Hi Heiner,

> Nevertheless the issues should be mentioned and specified: The current 
> enormous size of the Internet ( number of DFZ-routers =x, number of 
> RIB-entries = y, number of FIB-entries=z). The continuing growth wrt size and 
> tighter meshing(FIB-growth-factor=350,000 / 310,000=1,13).The expiration of 
> IPv4 addresses (number of unused addresses= n)

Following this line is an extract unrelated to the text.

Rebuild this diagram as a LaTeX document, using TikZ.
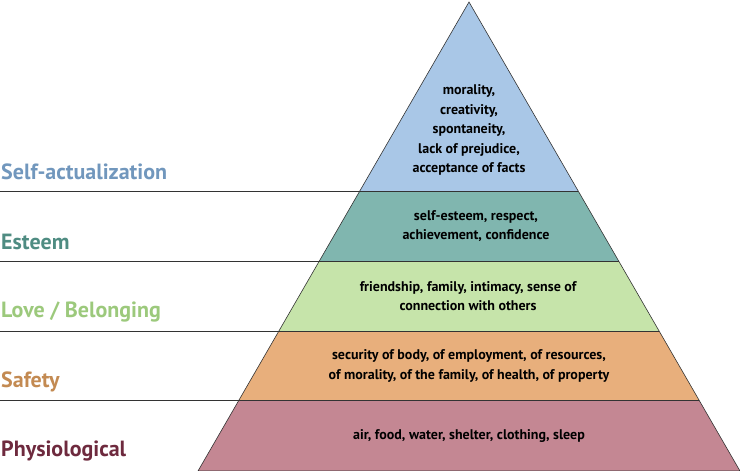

This really seems like material for the problem statement, more than the design 
goals.


> >  3.2. Scalable support for traffic engineering
> 
> But for multihoming there is agreement. And multihoming is just a special 
> case of alternate routing, i.e.FRR (if seen logically; I know   according to 
> IETF terminology these are completely different animals). My guess is: FRR is 
> enabled intra-domain, hence there is a demand for it, intra-domain-wide. FRR 
> is not enabled inter-domain, hence there is no demand for it, inter-domain 
> wide.


For multi-homing, there's already a separate section.  I'm not understanding 
what changes you're recommending.


> >  3.3. Scalable support for multi-homing
> > It wouldn’t be bad to mention that multi-homing is just a particular aspect 
> > of multipath.
> 
> 
> Sorry, I'm not seeing your point.  Does multi-path support affect our design 
> goals?  
> 
> See above


I'm still not seeing your point.


> > 3.6. Decoupling location and identification
> > I have strong doubts that this community has fully understood what 
> > loc/id-split may mean.
> 
> 
> This doesn't seem like a document where we should be educating them.
> Agreed:-)
> 
> 
> > 3.7. First-class elements
> I did read 3.7 a few more times. I assume it is much more general i.e.not 
> just about tunnels. Myself, I cannot even find another example for what may 
> be meant. Also, if I were asked to come up with a first example, I would 
> never have pointed to tunnels


Well, as I've commented to a few others, the text here clearly doesn't 
communicate my intent, but it's the best that I can do at expressing the intent 
while remaining professional.  I welcome alternate text.


> > 3.8. Routing quality
> I cannot propose text immediately because it needs more discussion up front. 
> Quality routing may
> address a) the applied algorithms, or b) the selection of first-class paths 
> and links (QoS-paths/links).
> Ad a)  (only) : It is up to the provisioned information and up to the 
> algorithm itself how good or bad is 
> the resulting routing technology.
> 1. Imho, it is NOT quality routing if the second best route is  –eventually- 
> completely out of scope.
> 2. My suspicion: “Stretch” was introduced by Dima while judging  his own 
> hyperbolic concept in 
> comparison with the status quo. Shortest path means shortest path, and any 
> longer path should be 
> as short as possible and as long as necessary. Going from A to B via C, 
> rather than directly from A to B,
> means stretch 2 (which wouldn’t be such disastrous:-).Thinking about concepts 
> with some conceptually 
> built-in stretch factor >1: 
> (1)FEDERAL EXPRESS: All parcels are sent to Memphis,TE, then forwarded 
> (2)PNNI with its logical group nodes’ topologies.
> We may say: The concept itself should not enforce longer routes. Comments?  
> 3.We are far off from better routing which e.g. might enable state-less p2mp 
> /mp2mp, or scoped broadcast.4.We are far off proper dealing with loops: 
> crankback means loop. Eventually crankback provides the only available route 
> ! Quality routing may mean “better routing”


A couple of comments:

- AFAIK, the reference is the first usage of the term 'stretch' in the 
literature (2006), and unless someone has an earlier reference, I'm inclined to 
attribute this to the authors.

- Some people make their living on minimizing the bit*miles that their 
employers have to pay for.  For them stretch 2 is fatal.